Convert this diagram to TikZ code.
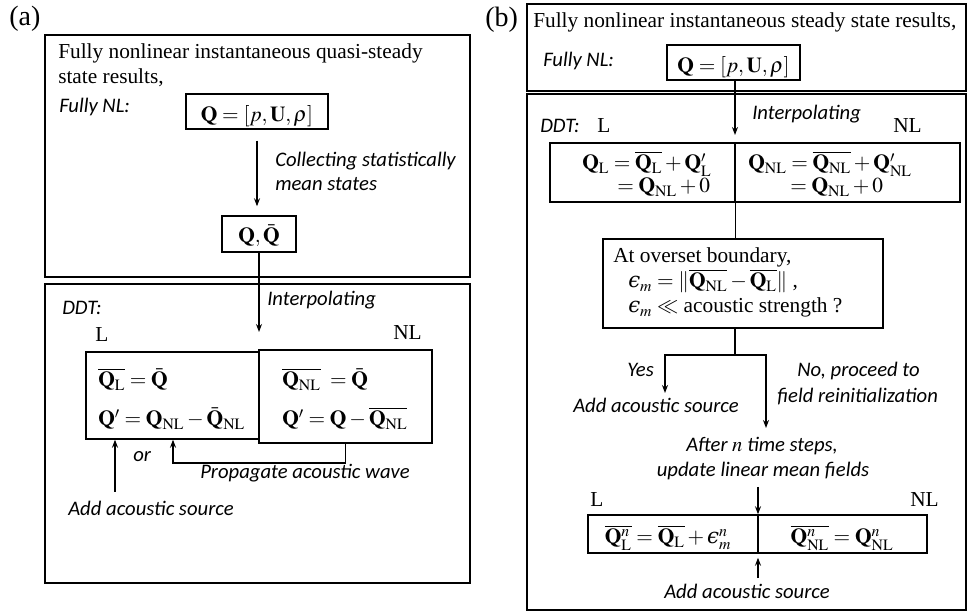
\documentclass[tikz,border=0pt]{standalone}
\usepackage{amsmath}
\usepackage{mathptmx}
\usepackage{fontspec}
\setmainfont{Liberation Serif}
\newfontfamily\labfont{Carlito}
\newfontfamily\epsfont{DejaVu Serif}
\newcommand{\myeps}{\text{\epsfont\itshape ϵ}}
\usetikzlibrary{fit,arrows.meta,calc}
\tikzset{
 outer/.style={draw, line width=1.9pt, inner sep=0pt},
 ibox/.style={draw, line width=1.1pt, inner sep=0pt},
 conn/.style={line width=0.9pt},
 arr/.style={conn, -{Stealth[length=6pt,width=4.5pt]}},
 serif/.style={inner sep=0pt, anchor=base west, font=\fontsize{16}{19}\selectfont},
 lab/.style={inner sep=0pt, anchor=base west, font=\labfont\itshape\fontsize{15.5}{18}\selectfont},
 eq/.style={inner sep=0pt, anchor=base west, font=\fontsize{16}{19}\selectfont},
 plabel/.style={inner sep=0pt, anchor=base west, font=\fontsize{21}{25}\selectfont},
}
\begin{document}
\begin{tikzpicture}[x=0.75pt, y=-0.75pt]
\fill[white] (0,0) rectangle (968,616);
\useasboundingbox (0,0) rectangle (968,616);

% ---------------- panel (a) ----------------
\node[plabel] (la) at (9,26) {(a)};
\node[outer, fit={(45,35) (470,277)}] (A1) {};
\node[serif] (a1t1) at (58,59) {Fully nonlinear instantaneous quasi-steady};
\node[serif] (a1t2) at (58,84) {state results,};
\node[lab] (a1nl) at (59,113) {Fully NL:};
\node[ibox, fit={(186,94) (328,129)}] (qa) {};
\node[eq, anchor=base] (qat) at (257,122) {$\mathbf{Q}=[p,\mathbf{U},\rho]$};
\node[lab] (colA) at (275,167) {Collecting statistically};
\node[lab] (colB) at (275,191) {mean states};
\node[ibox, fit={(222,216) (296,252)}] (qqa) {};
\node[eq, anchor=base] (qqat) at (259,243) {$\mathbf{Q},\bar{\mathbf{Q}}$};
\draw[arr, shorten <=8.25pt, shorten >=6.75pt] (qa.south) -- (qa.south |- qqa.north);

\node[outer, fit={(45,284) (470,583)}] (A2) {};
\coordinate (ia) at (259,332);
\draw[arr] (qqa.south) -- (ia);
\node[lab] (intA) at (267,306) {Interpolating};
\node[lab] (ddtA) at (62,315) {DDT:};
\node[serif] (LA) at (95,342) {L};
\node[serif] (NLA) at (393,340) {NL};
\node[ibox, fit={(86,352) (259,439)}] (lba) {};
\node[ibox, fit={(259,350) (432,443)}] (rba) {};
\node[eq] (lba1) at (98,387) {$\overline{\mathbf{Q}_\mathrm{L}}=\bar{\mathbf{Q}}$};
\node[eq] (lba2) at (98,426) {$\mathbf{Q}'=\mathbf{Q}_\mathrm{NL}-\bar{\mathbf{Q}}_\mathrm{NL}$};
\node[eq] (rba1) at (282,387) {$\overline{\mathbf{Q}_\mathrm{NL}}\;=\bar{\mathbf{Q}}$};
\node[eq] (rba2) at (282,426) {$\mathbf{Q}'=\mathbf{Q}-\overline{\mathbf{Q}_\mathrm{NL}}$};
\coordinate (sa) at (115,492);
\draw[arr] (sa) -- (sa |- lba.south);
\coordinate (pa) at (173,463);
\draw[arr] (rba.south) |- (pa) -- (pa |- lba.south);
\node[lab] (orA) at (133,462) {or};
\node[lab] (propA) at (200,479) {Propagate acoustic wave};
\node[lab] (srcA) at (68,516) {Add acoustic source};

% ---------------- panel (b) ----------------
\node[plabel] (lb) at (485,27) {(b)};
\node[outer, fit={(527,4) (966,91)}] (B1) {};
\node[serif] (b1t) at (533,28) {Fully nonlinear instantaneous steady state results,};
\node[lab] (b1nl) at (543,67) {Fully NL:};
\node[ibox, fit={(667,45) (800,80)}] (qb) {};
\node[eq, anchor=base] (qbt) at (733.5,73) {$\mathbf{Q}=[p,\mathbf{U},\rho]$};

\node[outer, fit={(527,94) (966,610)}] (B2) {};
\coordinate (ib) at (735,135);
\draw[arr] (qb.south -| ib) -- (ib);
\node[lab] (intB) at (752,120) {Interpolating};
\node[lab] (ddtB) at (540,133) {DDT:};
\node[serif] (LB) at (597,133) {L};
\node[serif] (NLB) at (893,133) {NL};
\node[ibox, fit={(550,143) (735,202)}] (tbl) {};
\node[ibox, fit={(735,143) (960,202)}] (tbr) {};
\node[eq] (tbl1) at (582,170) {$\mathbf{Q}_\mathrm{L}=\overline{\mathbf{Q}_\mathrm{L}}+\mathbf{Q}'_\mathrm{L}$};
\node[eq] (tbl2) at (617,193) {$=\mathbf{Q}_\mathrm{NL}+0$};
\node[eq] (tbr1) at (748,170) {$\mathbf{Q}_\mathrm{NL}=\overline{\mathbf{Q}_\mathrm{NL}}+\mathbf{Q}'_\mathrm{NL}$};
\node[eq] (tbr2) at (790,193) {$=\mathbf{Q}_\mathrm{NL}+0$};

\node[ibox, fit={(603,239) (883,328)}] (chk) {};
\draw[conn] (tbl.south east) -- (tbl.south east |- chk.north);
\node[serif] (chk1) at (613,263) {At overset boundary,};
\node[eq] (chk2) at (628,288) {$\myeps_m=\|\overline{\mathbf{Q}_\mathrm{NL}}-\overline{\mathbf{Q}_\mathrm{L}}\|$ ,};
\node[eq] (chk3) at (628,313) {$\myeps_m\ll$ acoustic strength ?};
\coordinate (br) at (735,355);
\draw[conn] (chk.south -| br) -- (br);
\coordinate (ye) at (665,393);
\coordinate (ne) at (766,428);
\draw[arr] (br) -| (ye);
\draw[arr] (br) -| (ne);
\node[lab] (yes) at (627,377) {Yes};
\node[lab] (srcB1) at (573,413) {Add acoustic source};
\node[lab] (no1) at (797,377) {No, proceed to};
\node[lab] (no2) at (777,403) {field reinitialization};
\node[lab, anchor=base] (aft1) at (762,452) {After $n$ time steps,};
\node[lab, anchor=base] (aft2) at (763,477) {update linear mean fields};
\coordinate (ua) at (758,487);
\node[ibox, fit={(588,515) (758,553)}] (bbl) {};
\node[ibox, fit={(758,515) (927,553)}] (bbr) {};
\draw[arr] (ua) -- (ua |- bbl.north);
\node[serif] (LB2) at (590,507) {L};
\node[serif] (NLB2) at (910,507) {NL};
\node[eq, anchor=base] (bbl1) at (668,544) {$\overline{\mathbf{Q}^n_\mathrm{L}}=\overline{\mathbf{Q}_\mathrm{L}}+\myeps^n_m$};
\node[eq, anchor=base] (bbr1) at (842,544) {$\overline{\mathbf{Q}^n_\mathrm{NL}}=\mathbf{Q}^n_\mathrm{NL}$};
\coordinate (sb) at (758,578);
\draw[arr, shorten >=3pt] (sb) -- (sb |- bbl.south);
\node[lab, anchor=base] (srcB2) at (747,598) {Add acoustic source};
\end{tikzpicture}
\end{document}
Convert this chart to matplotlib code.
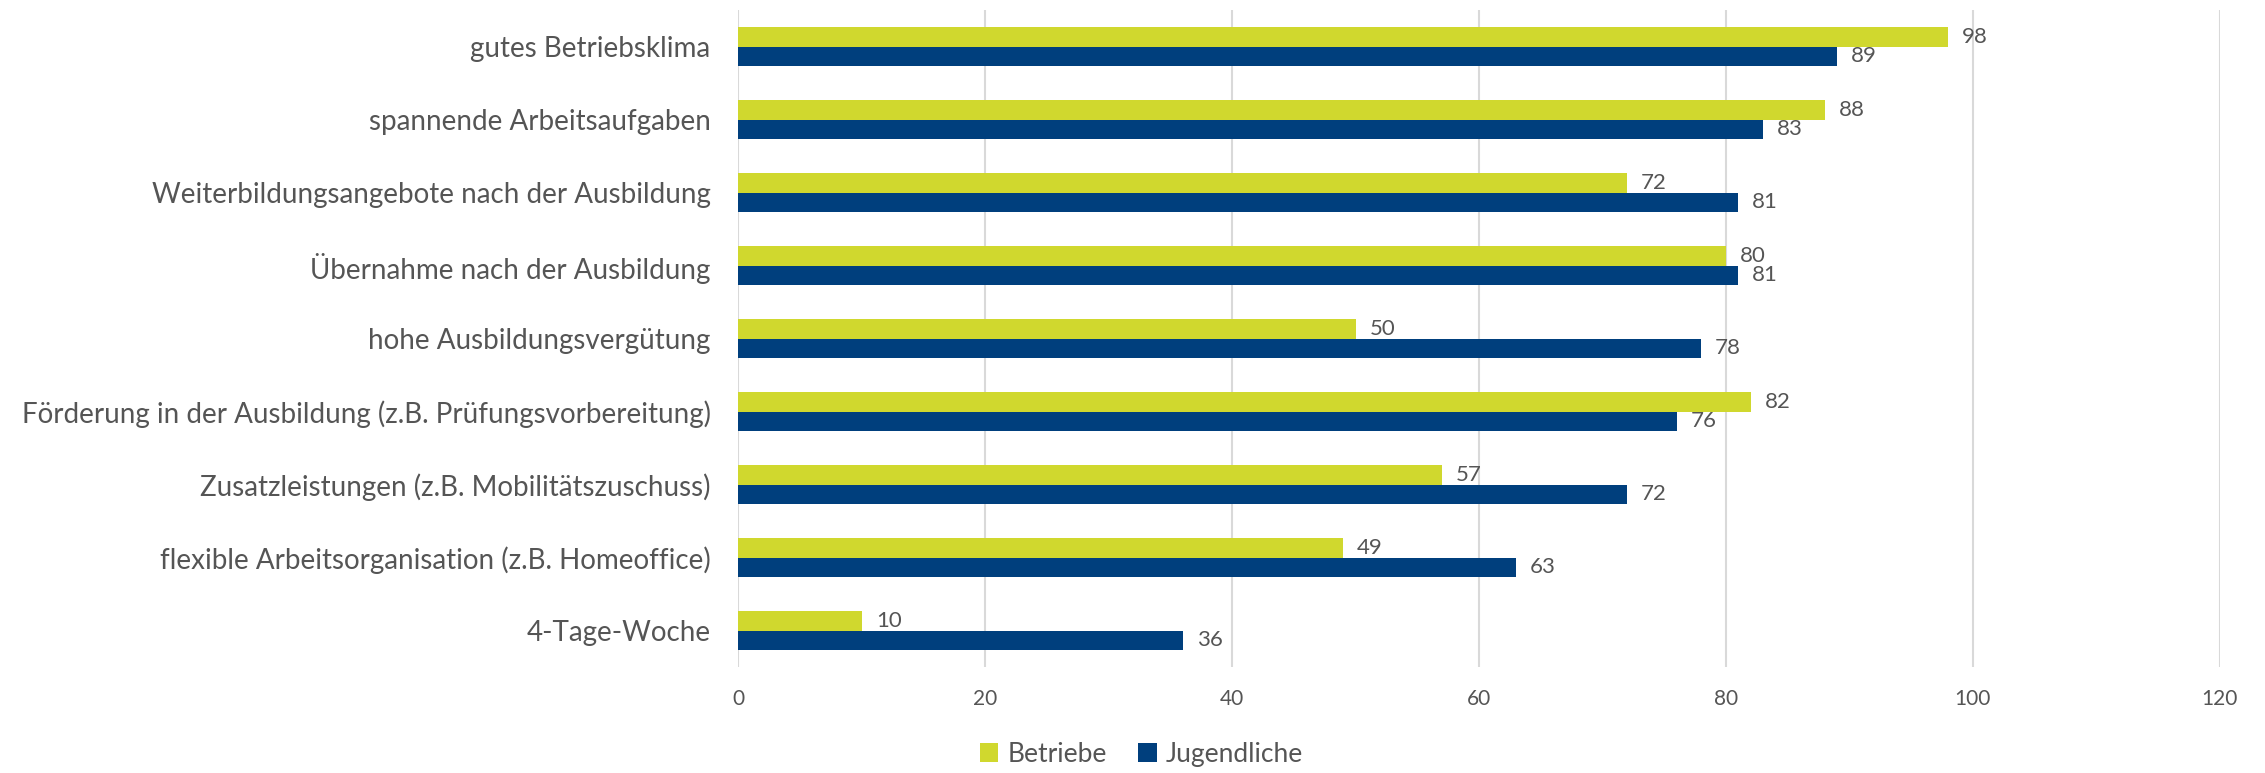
import matplotlib
matplotlib.use("Agg")
import matplotlib.pyplot as plt
import numpy as np

categories = [
    "gutes Betriebsklima",
    "spannende Arbeitsaufgaben",
    "Weiterbildungsangebote nach der Ausbildung",
    "Übernahme nach der Ausbildung",
    "hohe Ausbildungsvergütung",
    "Förderung in der Ausbildung (z.B. Prüfungsvorbereitung)",
    "Zusatzleistungen (z.B. Mobilitätszuschuss)",
    "flexible Arbeitsorganisation (z.B. Homeoffice)",
    "4-Tage-Woche",
]
betriebe = [98, 88, 72, 80, 50, 82, 57, 49, 10]
jugendliche = [89, 83, 81, 81, 78, 76, 72, 63, 36]
xticks = [0, 20, 40, 60, 80, 100, 120]

GREEN = "#D0D82E"
BLUE = "#003F7D"
TEXT = "#555555"

plt.rcParams["font.family"] = ["Lato", "DejaVu Sans"]

fig = plt.figure(figsize=(22.65, 7.73), dpi=100)
ax = fig.add_axes([0.326, 0.137, 0.654, 0.850])

y = np.arange(len(categories))
h = 0.265
b1 = ax.barh(y - h / 2, betriebe, height=h, color=GREEN, label="Betriebe", zorder=3)
b2 = ax.barh(y + h / 2, jugendliche, height=h, color=BLUE, label="Jugendliche", zorder=3)

for bars, vals in ((b1, betriebe), (b2, jugendliche)):
    for bar, v in zip(bars, vals):
        ax.annotate(str(v), (v, bar.get_y() + bar.get_height() / 2),
                    textcoords="offset points", xytext=(10, 0),
                    va="center", ha="left", fontsize=16, color=TEXT)

ax.set_ylim(len(categories) - 0.5, -0.5)
ax.set_xlim(0, 120)
ax.set_yticks(y)
ax.set_yticklabels(categories, fontsize=20, color=TEXT)
ax.set_xticks(xticks)
ax.set_xticklabels([str(t) for t in xticks], fontsize=15, color=TEXT)
ax.tick_params(axis="both", length=0)
ax.tick_params(axis="x", pad=16)
ax.tick_params(axis="y", pad=20)
ax.grid(axis="x", color="#D9D9D9", lw=1.5, zorder=0)
for s in ax.spines.values():
    s.set_visible(False)

fig.legend(handles=[b1, b2], loc="center", bbox_to_anchor=(0.504, 0.024),
           ncol=2, frameon=False, fontsize=19, handlelength=0.7, handleheight=0.7,
           handletextpad=0.35, columnspacing=1.2, labelcolor=TEXT)

fig.savefig("out.png", dpi=100)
-=-=-=-=-
=== SHORT PROBLEM ===
Reproduce, word for word, only the lines in the records above from the line with "Convert this chart to matplotlib code." through the line with "xticks = [0, 20, 40, 60, 80, 100, 120]", including both ends; omit the pictures.

=== EXERCISE RESULT ===
Convert this chart to matplotlib code.
import matplotlib
matplotlib.use("Agg")
import matplotlib.pyplot as plt
import numpy as np

categories = [
    "gutes Betriebsklima",
    "spannende Arbeitsaufgaben",
    "Weiterbildungsangebote nach der Ausbildung",
    "Übernahme nach der Ausbildung",
    "hohe Ausbildungsvergütung",
    "Förderung in der Ausbildung (z.B. Prüfungsvorbereitung)",
    "Zusatzleistungen (z.B. Mobilitätszuschuss)",
    "flexible Arbeitsorganisation (z.B. Homeoffice)",
    "4-Tage-Woche",
]
betriebe = [98, 88, 72, 80, 50, 82, 57, 49, 10]
jugendliche = [89, 83, 81, 81, 78, 76, 72, 63, 36]
xticks = [0, 20, 40, 60, 80, 100, 120]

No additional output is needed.